The AMD opteron is an inherently NUMA design where each cpu has a built in memory controller and its own set of local memory. As with almost all NUMA designs if a process moves to a CPU that is not local to the memory there is a performance degradation. The Linux scheduler supports natural CPU affinity: the scheduler attempts to keep processes on the same CPU as long as practical. For most applications this may be good enough but for HPC we can see significant performance variation between runs of he same program depending on if and when a process get swapped off of a CPU.

It is possible to set the CPU affinity so that a process will on the cpus we specify using the command taskset.

For serial programs it is fairly trivial to bind the program to a cpu when we start it with

taskset <mask> <program>

where mask is a bitmask for the cpu so that 1 selects cpu0, 2 selects cpu1, 4 selects cpu2, 8 selects cpu3, 16 selects cpu4 etc.
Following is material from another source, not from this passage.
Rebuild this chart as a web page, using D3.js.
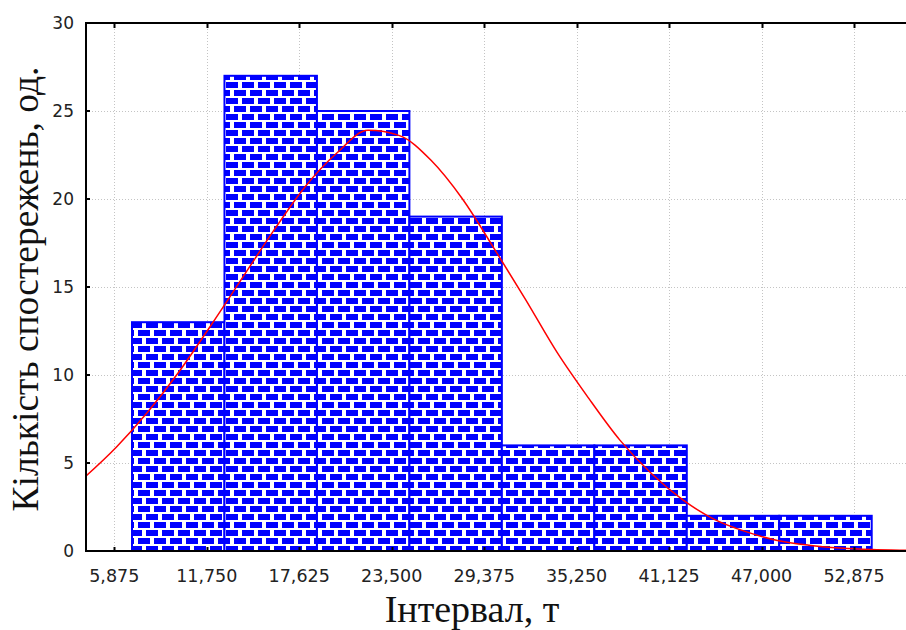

Other values could of course be used to select groups of cpus but this would still allow process migration within the group and we would still see the performance degredation.
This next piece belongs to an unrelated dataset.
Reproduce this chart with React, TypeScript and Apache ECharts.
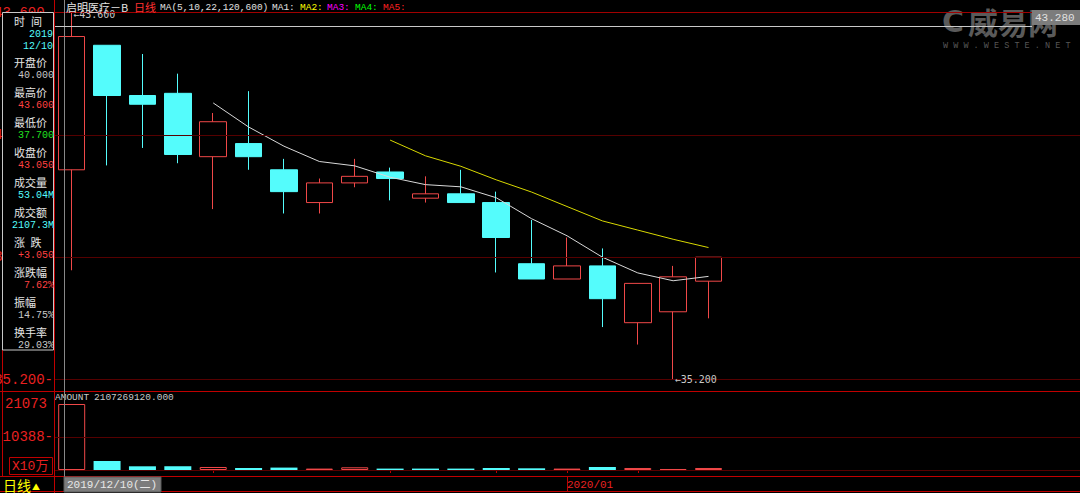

For mpi programs this process is a little more complicated since we want to bind each process to a different CPU. On our cluster Maxwell I experimented with a number of ways of doing this using a wrapper to MPI but they all had problems. The solution I settled on in the end was to make use of the fact that ssh is used by mpi to start the processes. I created an sshrc file (see sshd(8) manual page for more info) that is executed by ssh when the user logs in just before the users command is run. In this script I change the processor binding of the parent process of the script i.e. the sshd and alternate which CPU each new process is bound to. The command that the ssh spawns then inherits this processor binding.